When pulling away from a stop, the electric motor draws power from the battery to power the car. Up to 15 MPH, the vehicle uses only the electric motor for power. This is one of the main reasons why hybrids are more efficient to drive in the city than on the highway.
During heavy acceleration, both the gasoline engines and the electric motor work together to power the wheels. The power-split transmission makes it possible for the engine and motor to work together by combining the torque that each one puts out. During acceleration, the generator is powered by the engine while the motor uses electricity from the battery and the generator as needed.
When reaching a complete stop, both the engine and the motor are turned off.

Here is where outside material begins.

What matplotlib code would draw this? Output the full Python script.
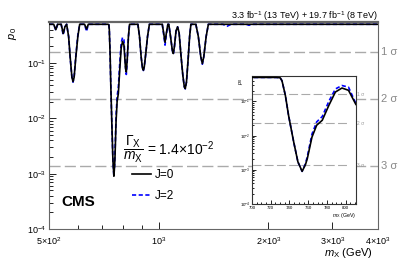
import matplotlib
matplotlib.use('Agg')
import matplotlib.pyplot as plt
from matplotlib.ticker import (FixedLocator, FixedFormatter, LogLocator,
                               MultipleLocator, NullFormatter)

plt.rcParams['font.family'] = ['Liberation Sans', 'DejaVu Sans']
plt.rcParams['mathtext.fontset'] = 'custom'
plt.rcParams['mathtext.rm'] = 'Liberation Sans'
plt.rcParams['mathtext.it'] = 'Liberation Sans:italic'
plt.rcParams['mathtext.bf'] = 'Liberation Sans:bold'

W, H = 407, 260

# local p-value vs m_X
mass_j0 = [500, 515, 522, 528, 540, 547, 553, 559,
           566, 572, 578, 582, 586, 592, 600, 607,
           626, 634, 641, 726, 730, 732, 735.6, 739, 744.5, 749, 753.5, 757,
           759, 764, 769, 775, 782, 789, 796, 803, 811, 815, 820, 826, 832,
           877, 886, 895, 903, 908, 913, 922, 932, 943,
           1023, 1032, 1041, 1050, 1060, 1066, 1078, 1090, 1097, 1105, 1116,
           1127, 1138, 1150, 1165, 1176, 1183, 1192, 1205, 1216, 1226,
           1265, 1285, 1305, 1318, 1330, 1350, 1369, 4000]
p0_j0 = [0.5, 0.5, 0.40, 0.5, 0.5, 0.34, 0.45, 0.5,
         0.3, 0.12, 0.055, 0.046, 0.055, 0.12, 0.3, 0.5,
         0.5, 0.41, 0.5, 0.5, 0.49, 0.4, 0.15, 0.039, 0.0065, 0.0017, 0.0009, 0.0014,
         0.0021, 0.009, 0.02, 0.028, 0.076, 0.187, 0.245, 0.21, 0.08, 0.069, 0.12, 0.3, 0.5,
         0.5, 0.3, 0.13, 0.08, 0.074, 0.085, 0.15, 0.3, 0.5,
         0.5, 0.35, 0.236, 0.35, 0.5, 0.5, 0.3, 0.17, 0.148, 0.2, 0.38,
         0.45, 0.35, 0.15, 0.06, 0.037, 0.0345, 0.045, 0.12, 0.3, 0.5,
         0.5, 0.3, 0.13, 0.0975, 0.13, 0.3, 0.5, 0.5]

mass_j2 = [500, 515, 522, 528, 540, 547, 553, 559,
           566, 572, 578, 582, 586, 592, 600, 607,
           626, 634, 641, 726, 730, 732, 735.6, 739, 744.5, 749, 753.5, 757,
           759, 764, 769, 775, 782, 789, 796, 803, 811, 815, 820, 826, 832,
           877, 886, 895, 903, 908, 913, 922, 932, 943,
           1023, 1032, 1041, 1050, 1060, 1066, 1078, 1090, 1097, 1105, 1116,
           1127, 1138, 1150, 1165, 1176, 1183, 1192, 1205, 1216, 1226,
           1265, 1285, 1305, 1318, 1330, 1350, 1369, 1500, 1540, 1580, 1740, 1770, 1800, 4000]
p0_j2 = [0.5, 0.5, 0.39, 0.5, 0.5, 0.32, 0.45, 0.5,
         0.3, 0.12, 0.054, 0.045, 0.055, 0.13, 0.32, 0.5,
         0.5, 0.37, 0.5, 0.5, 0.49, 0.4, 0.15, 0.039, 0.0065, 0.0017, 0.0009, 0.0015,
         0.0024, 0.011, 0.025, 0.036, 0.1, 0.23, 0.29, 0.26, 0.085, 0.062, 0.11, 0.3, 0.5,
         0.5, 0.3, 0.13, 0.08, 0.073, 0.085, 0.15, 0.3, 0.5,
         0.5, 0.33, 0.21, 0.33, 0.5, 0.5, 0.3, 0.17, 0.145, 0.2, 0.38,
         0.45, 0.35, 0.15, 0.06, 0.037, 0.034, 0.045, 0.12, 0.3, 0.5,
         0.5, 0.3, 0.13, 0.095, 0.13, 0.3, 0.5, 0.5, 0.46, 0.5, 0.5, 0.48, 0.5, 0.5]

sigma_names = ['1 σ', '2 σ', '3 σ']
sigma_p0 = [0.1587, 0.02275, 0.00135]

xticks_main = [500, 1000, 2000, 3000, 4000]
xlabels_main = [r'$5{\times}10^{2}$', r'$10^{3}$', r'$2{\times}10^{3}$',
                r'$3{\times}10^{3}$', r'$4{\times}10^{3}$']
xminor_main = [600, 700, 800, 900]

GRAY = '#aaaaaa'
FRAME = '#666666'


def px_rect(left, top, right, bottom):
    return [left / W, 1 - bottom / H, (right - left) / W, (bottom - top) / H]


def style_axes(ax, size, major, minor):
    ax.tick_params(which='both', direction='in', top=False, right=False,
                   labelsize=size, pad=2, colors='black', width=0.6)
    ax.tick_params(which='major', length=major)
    ax.tick_params(which='minor', length=minor)
    for s in ax.spines.values():
        s.set_color(FRAME)
        s.set_linewidth(0.8)


fig = plt.figure(figsize=(W / 100, H / 100), dpi=100)

# main panel
ax = fig.add_axes(px_rect(49, 22, 378, 229))
ax.set_xscale('log')
ax.set_yscale('log')
ax.set_xlim(500, 4000)
ax.set_ylim(1e-4, 0.55)

for p, name in zip(sigma_p0, sigma_names):
    ax.axhline(p, color=GRAY, lw=1.0, dashes=(8, 3), zorder=1)
    ax.text(1.008, p, name, transform=ax.get_yaxis_transform(),
            va='center', ha='left', fontsize=8, color='#888888')

ax.plot(mass_j2, p0_j2, color='blue', lw=1.2, dashes=(2.5, 1.5), zorder=2)
ax.plot(mass_j0, p0_j0, color='black', lw=1.2, zorder=3)

ax.xaxis.set_major_locator(FixedLocator(xticks_main))
ax.xaxis.set_major_formatter(FixedFormatter(xlabels_main))
ax.xaxis.set_minor_locator(FixedLocator(xminor_main))
ax.xaxis.set_minor_formatter(NullFormatter())
ax.yaxis.set_major_locator(LogLocator(base=10, numticks=10))
ax.yaxis.set_minor_locator(LogLocator(base=10, subs=range(2, 10), numticks=20))
ax.yaxis.set_minor_formatter(NullFormatter())
style_axes(ax, 6.5, 5, 2.8)
ax.tick_params(axis='x', pad=4.5)
ax.spines['top'].set_linewidth(1.6)

fig.text(13 / W, 1 - 33 / H, r'$p_{\,0}$', rotation=90, fontsize=8,
         ha='center', va='center')
fig.text(373 / W, 1 - 253 / H, r'$m_{\rm X}$ (GeV)', fontsize=8,
         ha='right', va='center')
fig.text(378 / W, 1 - 16 / H,
         r'3.3 fb$^{-1}$ (13 TeV) + 19.7 fb$^{-1}$ (8 TeV)',
         fontsize=6.5, ha='right', va='center')
fig.text(61 / W, 1 - 202 / H, 'CMS', fontsize=11, fontweight='bold',
         ha='left', va='center')
fig.text(123 / W, 1 - 149 / H,
         r'$\dfrac{\mathit{\Gamma}_{\rm X}}{m_{\rm X}}$ = 1.4$\times$10$^{-2}$',
         fontsize=10, ha='left', va='center')

leg = ax.legend([ax.lines[-1], ax.lines[-2]], ['J=0', 'J=2'], frameon=False,
                fontsize=8.5, handlelength=1.6, handletextpad=0.35,
                labelspacing=0.75, borderpad=0, loc='upper left',
                bbox_to_anchor=(126 / W, 1 - 163 / H),
                bbox_transform=fig.transFigure)

# zoomed inset around 750 GeV
ins = fig.add_axes(px_rect(252, 76, 356, 204))
ins.set_yscale('log')
ins.set_xlim(700, 811)
ins.set_ylim(1e-4, 0.55)
for p, name in zip(sigma_p0, sigma_names):
    ins.plot([700, 801], [p, p], color=GRAY, lw=0.8, dashes=(8, 3), zorder=1)
    ins.text(1.01, p, name, transform=ins.get_yaxis_transform(),
             va='center', ha='left', fontsize=3.5, color='#999999')
ins.plot(mass_j2, p0_j2, color='blue', lw=1.2, dashes=(2.5, 1.5), zorder=2)
ins.plot(mass_j0, p0_j0, color='black', lw=1.2, zorder=3)
ins.xaxis.set_major_locator(MultipleLocator(20))
ins.xaxis.set_minor_locator(MultipleLocator(5))
ins.yaxis.set_major_locator(LogLocator(base=10, numticks=10))
ins.yaxis.set_minor_locator(LogLocator(base=10, subs=range(2, 10), numticks=20))
ins.yaxis.set_minor_formatter(NullFormatter())
style_axes(ins, 3.2, 3, 1.6)
for s in ins.spines.values():
    s.set_color('#333333')
ins.tick_params(pad=1.5)

fig.text(241 / W, 1 - 81 / H, r'$p_{\,0}$', rotation=90, fontsize=4,
         ha='center', va='center')
fig.text(356 / W, 1 - 216 / H, r'$m_{\rm X}$ (GeV)', fontsize=3.8,
         ha='right', va='center')

fig.savefig('out.png', dpi=100)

The power from the battery is utilised to run all the auxiliary vehicle systems such as air conditioning system, radio, and lights.
A hybrid car is consist of the following parts:
The common transmission that blends the two power sources of the electric motor and gasoline engine are connected in a parallel hybrid design. Those transmissions can be an automatic, a manual, or a continuously variable transmission (CVT). Examples are the Toyota Prius and Chevrolet Volt that uses power –split continuously variable transmission (CVT) that is a very popular hybrid transmission among car enthusiasts. Parallel hybrid cars determine the acceleration, sound and feel by the transmission type and the size of the gasoline engine that the car has. Toyota, Ford, Kia, Honda, Lexus, Hyundai, Lincoln, Infiniti, and Nissan are some car brands that uses the parallel design.

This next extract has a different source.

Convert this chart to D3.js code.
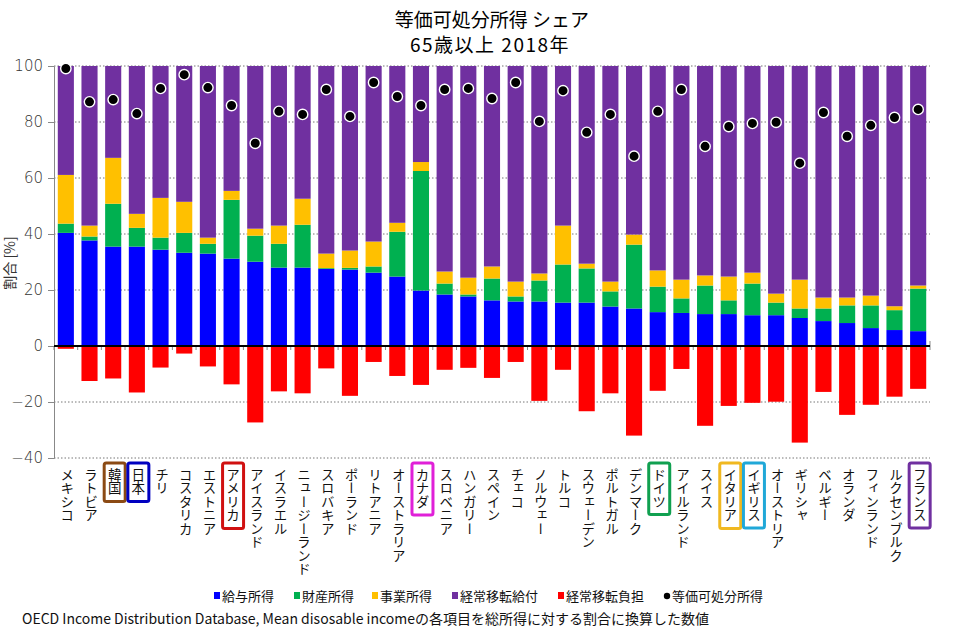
<!DOCTYPE html>
<html><head><meta charset="utf-8">
<script src="https://cdn.jsdelivr.net/npm/d3@7/dist/d3.min.js"></script>
<style>
body{margin:0;background:#fff;}
svg{font-family:"Noto Sans CJK JP","Noto Sans",sans-serif;}
</style></head>
<body><svg id="c" width="977" height="639"></svg>
<script>
const countries = ["メキシコ","ラトビア","韓国","日本","チリ","コスタリカ","エストニア","アメリカ","アイスランド","イスラエル","ニュージーランド","スロバキア","ポーランド","リトアニア","オーストラリア","カナダ","スロベニア","ハンガリー","スペイン","チェコ","ノルウェー","トルコ","スウェーデン","ポルトガル","デンマーク","ドイツ","アイルランド","スイス","イタリア","イギリス","オーストリア","ギリシャ","ベルギー","オランダ","フィンランド","ルクセンブルク","フランス"];
const wage      = [40.4,37.7,35.5,35.5,34.4,33.3,33.0,31.2,30.1,28.0,28.0,27.5,27.3,26.2,24.8,19.8,18.4,17.7,16.3,15.9,15.9,15.5,15.5,14.1,13.4,12.1,11.8,11.4,11.4,11.0,11.0,10.0,8.9,8.2,6.4,5.7,5.3];
const property  = [3.3,1.4,15.3,6.7,4.3,7.1,3.5,21.0,9.3,8.5,15.3,0.3,0.6,2.2,16.0,42.7,3.9,0.7,7.8,1.8,7.5,13.6,12.2,5.4,22.8,9.1,5.2,10.2,4.9,11.3,4.5,3.4,4.5,6.3,8.1,7.1,15.2];
const business  = [17.4,3.9,16.4,5.0,14.2,11.1,2.2,3.2,2.5,6.5,9.3,5.2,6.2,8.9,3.2,3.2,4.3,6.0,4.3,5.3,2.5,13.9,1.7,3.5,3.6,5.8,6.7,3.6,8.5,3.9,3.2,10.3,3.9,2.8,3.5,1.4,1.1];
const transfers = [38.9,57.0,32.8,52.8,47.1,48.5,61.3,44.6,58.1,57.0,47.4,67.0,65.9,62.7,56.0,34.3,73.4,75.6,71.6,77.0,74.1,57.0,70.6,77.0,60.2,73.0,76.3,74.8,75.2,73.8,81.3,76.3,82.7,82.7,82.0,85.8,78.4];
const burden    = [-1.0,-12.5,-11.6,-16.6,-7.7,-2.7,-7.3,-13.7,-27.3,-16.2,-16.9,-8.0,-17.8,-5.7,-10.7,-13.9,-8.5,-7.8,-11.4,-5.7,-19.6,-8.5,-23.3,-16.9,-32.0,-16.0,-8.2,-28.5,-21.4,-20.3,-19.9,-34.5,-16.4,-24.6,-21.0,-18.1,-15.3];
const disposable= [99.1,87.2,88.0,83.0,92.0,96.9,92.3,85.9,72.4,83.8,82.7,91.6,82.0,94.1,89.1,85.9,91.6,92.0,88.4,94.1,80.2,91.2,76.3,82.7,67.8,83.8,91.6,71.3,78.4,79.5,79.9,65.3,83.4,74.9,78.8,81.6,84.5];
const yTicks = [-40,-20,0,20,40,60,80,100];
const seriesNames = ["給与所得","財産所得","事業所得","経常移転給付","経常移転負担","等価可処分所得"];
const seriesColors = ["#0000ff","#00b050","#ffc000","#7030a0","#ff0000","#000000"];
const highlight = {"韓国":"#8b4a14","日本":"#0000c0","アメリカ":"#d01010","カナダ":"#e020d8","ドイツ":"#10a050","イタリア":"#f0b820","イギリス":"#20a8d8","フランス":"#7030a0"};

const svg = d3.select("#c");
const L = 54, R = 930, T = 66, B = 458;
const x = d3.scaleBand().domain(countries).range([L, R]).paddingInner(0.32).paddingOuter(0.16);
const y = d3.scaleLinear().domain([-40, 100]).range([B, T]);

// title
svg.append("text").attr("x", 492).attr("y", 27).attr("text-anchor","middle").attr("font-size",19).attr("fill","#000").text("等価可処分所得 シェア");
svg.append("text").attr("x", 490).attr("y", 52).attr("text-anchor","middle").attr("font-size",19).attr("letter-spacing",1.5).attr("fill","#000").text("65歳以上 2018年");

// grid
svg.append("g").selectAll("line").data(yTicks.filter(d=>d!==0)).join("line")
  .attr("x1", L).attr("x2", R).attr("y1", d=>y(d)).attr("y2", d=>y(d))
  .attr("stroke","#777").attr("stroke-width",1).attr("stroke-dasharray","1.5,2");

// y axis
const ya = svg.append("g").attr("transform",`translate(${L},0)`)
  .call(d3.axisLeft(y).tickValues(yTicks).tickSize(6).tickPadding(5));
ya.select(".domain").attr("stroke","#888");
ya.selectAll(".tick line").attr("stroke","#888");
ya.selectAll(".tick text").attr("font-size",15).attr("fill","#333").attr("font-family","'DejaVu Sans',sans-serif").attr("font-weight",300);

svg.append("text").attr("transform","translate(15,263) rotate(-90)").attr("text-anchor","middle")
  .attr("font-size",14).attr("fill","#333").text("割合 [%]");

// stacked positive bars
const rows = countries.map((c,i)=>({c, vals:[wage[i],property[i],business[i],transfers[i]]}));
rows.forEach(r=>{
  let acc = 0;
  r.vals.forEach((v,k)=>{
    svg.append("rect").attr("x", x(r.c)).attr("width", x.bandwidth())
      .attr("y", y(acc+v)).attr("height", y(acc)-y(acc+v)).attr("fill", seriesColors[k]);
    acc += v;
  });
});
// negative bars
svg.append("g").selectAll("rect").data(countries).join("rect")
  .attr("x", d=>x(d)).attr("width", x.bandwidth())
  .attr("y", y(0)).attr("height", (d,i)=>y(burden[i])-y(0)).attr("fill", seriesColors[4]);

// x ticks on zero line
const bounds = countries.map(c=>x(c)-x.step()*x.paddingInner()/2).concat([R]);
svg.append("g").selectAll("line").data(bounds).join("line")
  .attr("x1", d=>d).attr("x2", d=>d).attr("y1", y(0)).attr("y2", y(0)+4).attr("stroke","#888");
svg.append("line").attr("x1",R).attr("x2",R).attr("y1",y(0)-5).attr("y2",y(0)).attr("stroke","#888");
// zero line
svg.append("line").attr("x1", L).attr("x2", R).attr("y1", y(0)).attr("y2", y(0)).attr("stroke","#000").attr("stroke-width",2);

// dots
svg.append("g").selectAll("circle").data(countries).join("circle")
  .attr("cx", d=>x(d)+x.bandwidth()/2).attr("cy",(d,i)=>y(disposable[i])).attr("r",5.2)
  .attr("fill","#000").attr("stroke","#fff").attr("stroke-width",1.4);

// x labels
const lg = svg.append("g");
countries.forEach(c=>{
  const cx = x(c)+x.bandwidth()/2+1.5;
  const t = lg.append("text").attr("x", cx).attr("y", 468)
    .style("writing-mode","vertical-rl").attr("font-size",13.5).attr("fill","#111").text(c);
  if (highlight[c]) {
    const bb = t.node().getBBox();
    lg.insert("rect", () => t.node()).attr("x", cx-10.5).attr("y", 463).attr("width", 21).attr("height", bb.height+11)
      .attr("rx",2).attr("fill","#fff").attr("stroke", highlight[c]).attr("stroke-width",3);
  }
});

// legend
const legX = [214,294,372,452,558,664];
seriesNames.forEach((n,i)=>{
  const g = svg.append("g").attr("transform",`translate(${legX[i]},596)`);
  if (i<5) g.append("rect").attr("x",0).attr("y",-4).attr("width",6).attr("height",7).attr("fill",seriesColors[i]);
  else g.append("circle").attr("cx",3).attr("cy",0).attr("r",3.2).attr("fill","#000");
  g.append("text").attr("x",8).attr("y",5).attr("font-size",13).attr("fill","#111").text(n);
});

svg.append("text").attr("x",22).attr("y",624).attr("font-size",14).attr("fill","#111")
  .text("OECD Income Distribution Database, Mean disosable incomeの各項目を総所得に対する割合に換算した数値");
</script></body></html>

There is no physical mechanical connection between the engine and the wheels in a series hybrid design. The electric motor provides the thrust and the gasoline engine is there to recharge the battery. The driving experience is more of a smoother, powerful acceleration with less vibration when the gasoline engine engages. An example of a series hybrid is a BMW i3 (with range extender).
The BMW i3 with the range extender is an example of a series hybrid.

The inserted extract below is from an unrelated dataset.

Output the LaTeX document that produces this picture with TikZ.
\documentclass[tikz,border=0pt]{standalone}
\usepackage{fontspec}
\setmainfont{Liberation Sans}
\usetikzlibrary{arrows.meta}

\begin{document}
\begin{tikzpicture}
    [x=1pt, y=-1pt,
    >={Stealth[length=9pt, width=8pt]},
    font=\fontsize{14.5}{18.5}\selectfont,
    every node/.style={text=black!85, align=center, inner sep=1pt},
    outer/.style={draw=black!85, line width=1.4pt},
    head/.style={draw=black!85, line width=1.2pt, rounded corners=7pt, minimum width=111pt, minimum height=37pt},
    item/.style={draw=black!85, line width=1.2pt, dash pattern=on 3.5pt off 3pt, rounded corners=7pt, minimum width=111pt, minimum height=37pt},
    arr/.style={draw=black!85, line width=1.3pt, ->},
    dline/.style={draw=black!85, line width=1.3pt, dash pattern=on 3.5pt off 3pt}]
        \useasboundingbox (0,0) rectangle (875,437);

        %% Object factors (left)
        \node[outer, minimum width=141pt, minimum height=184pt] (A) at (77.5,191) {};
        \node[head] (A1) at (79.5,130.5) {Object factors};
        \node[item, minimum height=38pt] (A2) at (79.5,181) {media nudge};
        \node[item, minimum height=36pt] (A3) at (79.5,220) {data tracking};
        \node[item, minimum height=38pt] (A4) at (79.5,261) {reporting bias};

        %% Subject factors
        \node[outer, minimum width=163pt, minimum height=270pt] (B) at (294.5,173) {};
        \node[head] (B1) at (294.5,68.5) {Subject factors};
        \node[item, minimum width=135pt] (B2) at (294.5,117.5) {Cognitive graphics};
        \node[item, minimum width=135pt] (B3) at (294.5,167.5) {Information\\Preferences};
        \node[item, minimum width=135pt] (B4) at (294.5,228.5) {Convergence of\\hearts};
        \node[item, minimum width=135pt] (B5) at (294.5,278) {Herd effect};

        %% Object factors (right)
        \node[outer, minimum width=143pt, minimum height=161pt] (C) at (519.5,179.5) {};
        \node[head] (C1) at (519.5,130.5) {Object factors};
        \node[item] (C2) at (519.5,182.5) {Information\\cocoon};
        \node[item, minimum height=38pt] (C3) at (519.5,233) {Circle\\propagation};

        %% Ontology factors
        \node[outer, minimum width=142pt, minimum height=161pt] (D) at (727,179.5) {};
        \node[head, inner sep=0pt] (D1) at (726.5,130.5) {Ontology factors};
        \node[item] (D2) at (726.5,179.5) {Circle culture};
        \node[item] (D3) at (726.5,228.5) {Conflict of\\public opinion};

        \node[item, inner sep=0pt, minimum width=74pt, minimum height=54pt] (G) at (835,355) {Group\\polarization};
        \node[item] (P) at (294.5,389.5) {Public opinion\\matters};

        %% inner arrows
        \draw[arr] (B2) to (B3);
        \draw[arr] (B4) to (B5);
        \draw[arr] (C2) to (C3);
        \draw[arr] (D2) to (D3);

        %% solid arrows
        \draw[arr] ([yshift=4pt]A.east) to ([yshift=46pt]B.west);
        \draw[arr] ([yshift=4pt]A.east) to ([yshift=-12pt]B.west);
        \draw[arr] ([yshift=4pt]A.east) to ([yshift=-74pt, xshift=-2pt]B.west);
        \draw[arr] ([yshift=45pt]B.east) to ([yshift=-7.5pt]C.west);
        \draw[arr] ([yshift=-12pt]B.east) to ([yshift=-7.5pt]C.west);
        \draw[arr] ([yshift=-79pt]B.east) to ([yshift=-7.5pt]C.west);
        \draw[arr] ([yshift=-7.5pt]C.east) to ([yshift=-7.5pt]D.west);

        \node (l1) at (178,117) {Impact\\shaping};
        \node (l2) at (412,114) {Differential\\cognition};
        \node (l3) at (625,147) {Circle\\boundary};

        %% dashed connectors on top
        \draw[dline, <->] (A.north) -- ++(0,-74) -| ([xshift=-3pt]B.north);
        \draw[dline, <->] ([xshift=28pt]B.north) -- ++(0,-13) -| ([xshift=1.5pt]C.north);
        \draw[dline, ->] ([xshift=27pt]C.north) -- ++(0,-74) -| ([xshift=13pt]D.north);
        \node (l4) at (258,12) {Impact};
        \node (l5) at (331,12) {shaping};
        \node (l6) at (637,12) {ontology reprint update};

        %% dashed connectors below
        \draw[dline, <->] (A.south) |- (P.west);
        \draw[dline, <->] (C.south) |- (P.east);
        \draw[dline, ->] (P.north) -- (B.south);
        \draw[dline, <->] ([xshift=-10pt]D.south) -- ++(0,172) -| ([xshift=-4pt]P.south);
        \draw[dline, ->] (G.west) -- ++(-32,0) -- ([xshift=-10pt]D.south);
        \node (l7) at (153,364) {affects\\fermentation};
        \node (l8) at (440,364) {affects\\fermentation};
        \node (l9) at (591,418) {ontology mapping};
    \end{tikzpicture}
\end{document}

Another enhancement to the conventional hybrid concept is a plug-in hybrid car. It has a much larger battery pack that must be fully charged using an external electricity source (home, office or public charging station). The greater amount of energy storage can significantly reduce fuel consumption by allowing extended all-electric driving (between 15-55 miles) depending on the car’s model. If you recharge it every day, you’ll be running on electricity most of the time. If the car depletes the all-electric range, it automatically reverts to being a conventional parallel hybrid.
All of the above are considered "full hybrids," which means that the electric motor is capable of moving the car by itself, even if it's for a short distance. In a "mild" hybrid, it cannot. Just as in a full hybrid, a mild hybrid's electric motor is there to assist the gasoline engine for the purposes of improving fuel economy, increasing performance, or both. It also serves as the starter for the automatic start-stop system, which shuts down the engine when the car comes to rest in order to save fuel. Originally envisioned as a simpler and cheaper means of bringing hybrid technology to market, mild hybrids don't improve fuel economy to the extent that full hybrid systems can. As such, they never enjoyed the same popularity. Recently, however, mild hybrid powertrains are making a comeback, as evidenced by the adoption of 48-volt electrical subsystems in vehicles such as the Ram 1500, Mercedes-Benz E-class, and Audi A6, A7, and A8. Basically, car companies are now applying mild-hybrid technology to just about every new model.
Hybrids will likely become more popular in the coming years with automakers pushing towards car electrification. If you’re looking on to save money on fuel, a hybrid car may just be a perfect choice. Be sure to select the right car for your budget and driving style. Since it’s not your conventional car, it’s good to have an idea first of how to use it before deciding to buy.